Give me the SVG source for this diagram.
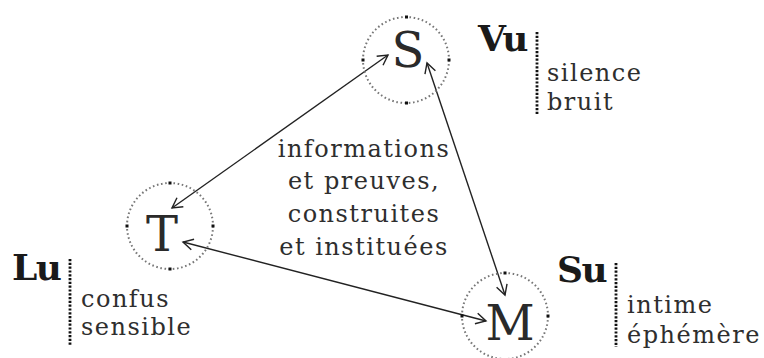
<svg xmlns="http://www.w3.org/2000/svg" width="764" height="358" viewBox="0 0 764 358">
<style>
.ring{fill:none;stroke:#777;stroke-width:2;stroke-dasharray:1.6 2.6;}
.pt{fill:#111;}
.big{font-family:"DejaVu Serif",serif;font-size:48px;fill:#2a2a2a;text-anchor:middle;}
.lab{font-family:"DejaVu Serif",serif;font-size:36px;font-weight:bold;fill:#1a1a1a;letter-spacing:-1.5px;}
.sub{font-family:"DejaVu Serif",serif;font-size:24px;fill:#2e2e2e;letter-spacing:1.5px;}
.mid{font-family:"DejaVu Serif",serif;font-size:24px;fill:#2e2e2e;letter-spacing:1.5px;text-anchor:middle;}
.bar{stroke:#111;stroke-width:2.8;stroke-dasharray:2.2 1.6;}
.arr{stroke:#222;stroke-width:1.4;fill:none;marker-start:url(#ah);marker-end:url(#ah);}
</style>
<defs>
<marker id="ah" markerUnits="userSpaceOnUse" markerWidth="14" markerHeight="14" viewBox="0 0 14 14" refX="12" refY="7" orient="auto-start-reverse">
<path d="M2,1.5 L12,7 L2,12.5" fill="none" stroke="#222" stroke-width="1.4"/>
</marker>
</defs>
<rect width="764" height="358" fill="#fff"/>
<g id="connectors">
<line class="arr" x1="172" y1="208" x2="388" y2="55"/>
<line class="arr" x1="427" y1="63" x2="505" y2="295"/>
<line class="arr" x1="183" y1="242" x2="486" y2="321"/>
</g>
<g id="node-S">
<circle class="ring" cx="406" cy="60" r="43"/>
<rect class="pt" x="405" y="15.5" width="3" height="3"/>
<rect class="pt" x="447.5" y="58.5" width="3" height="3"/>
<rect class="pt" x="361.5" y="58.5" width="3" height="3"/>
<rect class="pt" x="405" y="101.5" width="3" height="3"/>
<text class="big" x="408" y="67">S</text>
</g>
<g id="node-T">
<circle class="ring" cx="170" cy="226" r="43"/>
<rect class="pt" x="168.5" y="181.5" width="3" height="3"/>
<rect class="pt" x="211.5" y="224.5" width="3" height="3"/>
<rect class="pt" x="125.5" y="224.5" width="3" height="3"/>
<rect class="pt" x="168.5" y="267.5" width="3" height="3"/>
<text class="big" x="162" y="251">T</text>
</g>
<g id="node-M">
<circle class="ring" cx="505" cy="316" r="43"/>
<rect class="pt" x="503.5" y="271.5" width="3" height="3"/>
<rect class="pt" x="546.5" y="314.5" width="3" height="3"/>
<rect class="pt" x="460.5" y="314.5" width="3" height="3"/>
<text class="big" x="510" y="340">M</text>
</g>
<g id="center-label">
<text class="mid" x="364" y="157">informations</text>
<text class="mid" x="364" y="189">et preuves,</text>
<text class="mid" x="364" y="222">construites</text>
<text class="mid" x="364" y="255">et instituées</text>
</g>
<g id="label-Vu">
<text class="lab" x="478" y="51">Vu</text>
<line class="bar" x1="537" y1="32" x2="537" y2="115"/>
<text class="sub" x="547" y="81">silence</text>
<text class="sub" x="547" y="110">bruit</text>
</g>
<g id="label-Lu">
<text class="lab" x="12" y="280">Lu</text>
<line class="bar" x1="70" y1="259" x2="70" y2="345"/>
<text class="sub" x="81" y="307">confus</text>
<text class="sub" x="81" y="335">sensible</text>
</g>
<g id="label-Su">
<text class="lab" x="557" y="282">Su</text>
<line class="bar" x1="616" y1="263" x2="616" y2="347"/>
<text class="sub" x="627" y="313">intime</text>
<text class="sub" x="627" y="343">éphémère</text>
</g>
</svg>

### [Objective]
Do not include the images; transcribe the rest of the listing exactly.

### [Problem solution]
Give me the SVG source for this diagram.
<svg xmlns="http://www.w3.org/2000/svg" width="764" height="358" viewBox="0 0 764 358">
<style>
.ring{fill:none;stroke:#777;stroke-width:2;stroke-dasharray:1.6 2.6;}
.pt{fill:#111;}
.big{font-family:"DejaVu Serif",serif;font-size:48px;fill:#2a2a2a;text-anchor:middle;}
.lab{font-family:"DejaVu Serif",serif;font-size:36px;font-weight:bold;fill:#1a1a1a;letter-spacing:-1.5px;}
.sub{font-family:"DejaVu Serif",serif;font-size:24px;fill:#2e2e2e;letter-spacing:1.5px;}
.mid{font-family:"DejaVu Serif",serif;font-size:24px;fill:#2e2e2e;letter-spacing:1.5px;text-anchor:middle;}
.bar{stroke:#111;stroke-width:2.8;stroke-dasharray:2.2 1.6;}
.arr{stroke:#222;stroke-width:1.4;fill:none;marker-start:url(#ah);marker-end:url(#ah);}
</style>
<defs>
<marker id="ah" markerUnits="userSpaceOnUse" markerWidth="14" markerHeight="14" viewBox="0 0 14 14" refX="12" refY="7" orient="auto-start-reverse">
<path d="M2,1.5 L12,7 L2,12.5" fill="none" stroke="#222" stroke-width="1.4"/>
</marker>
</defs>
<rect width="764" height="358" fill="#fff"/>
<g id="connectors">
<line class="arr" x1="172" y1="208" x2="388" y2="55"/>
<line class="arr" x1="427" y1="63" x2="505" y2="295"/>
<line class="arr" x1="183" y1="242" x2="486" y2="321"/>
</g>
<g id="node-S">
<circle class="ring" cx="406" cy="60" r="43"/>
<rect class="pt" x="405" y="15.5" width="3" height="3"/>
<rect class="pt" x="447.5" y="58.5" width="3" height="3"/>
<rect class="pt" x="361.5" y="58.5" width="3" height="3"/>
<rect class="pt" x="405" y="101.5" width="3" height="3"/>
<text class="big" x="408" y="67">S</text>
</g>
<g id="node-T">
<circle class="ring" cx="170" cy="226" r="43"/>
<rect class="pt" x="168.5" y="181.5" width="3" height="3"/>
<rect class="pt" x="211.5" y="224.5" width="3" height="3"/>
<rect class="pt" x="125.5" y="224.5" width="3" height="3"/>
<rect class="pt" x="168.5" y="267.5" width="3" height="3"/>
<text class="big" x="162" y="251">T</text>
</g>
<g id="node-M">
<circle class="ring" cx="505" cy="316" r="43"/>
<rect class="pt" x="503.5" y="271.5" width="3" height="3"/>
<rect class="pt" x="546.5" y="314.5" width="3" height="3"/>
<rect class="pt" x="460.5" y="314.5" width="3" height="3"/>
<text class="big" x="510" y="340">M</text>
</g>
<g id="center-label">
<text class="mid" x="364" y="157">informations</text>
<text class="mid" x="364" y="189">et preuves,</text>
<text class="mid" x="364" y="222">construites</text>
<text class="mid" x="364" y="255">et instituées</text>
</g>
<g id="label-Vu">
<text class="lab" x="478" y="51">Vu</text>
<line class="bar" x1="537" y1="32" x2="537" y2="115"/>
<text class="sub" x="547" y="81">silence</text>
<text class="sub" x="547" y="110">bruit</text>
</g>
<g id="label-Lu">
<text class="lab" x="12" y="280">Lu</text>
<line class="bar" x1="70" y1="259" x2="70" y2="345"/>
<text class="sub" x="81" y="307">confus</text>
<text class="sub" x="81" y="335">sensible</text>
</g>
<g id="label-Su">
<text class="lab" x="557" y="282">Su</text>
<line class="bar" x1="616" y1="263" x2="616" y2="347"/>
<text class="sub" x="627" y="313">intime</text>
<text class="sub" x="627" y="343">éphémère</text>
</g>
</svg>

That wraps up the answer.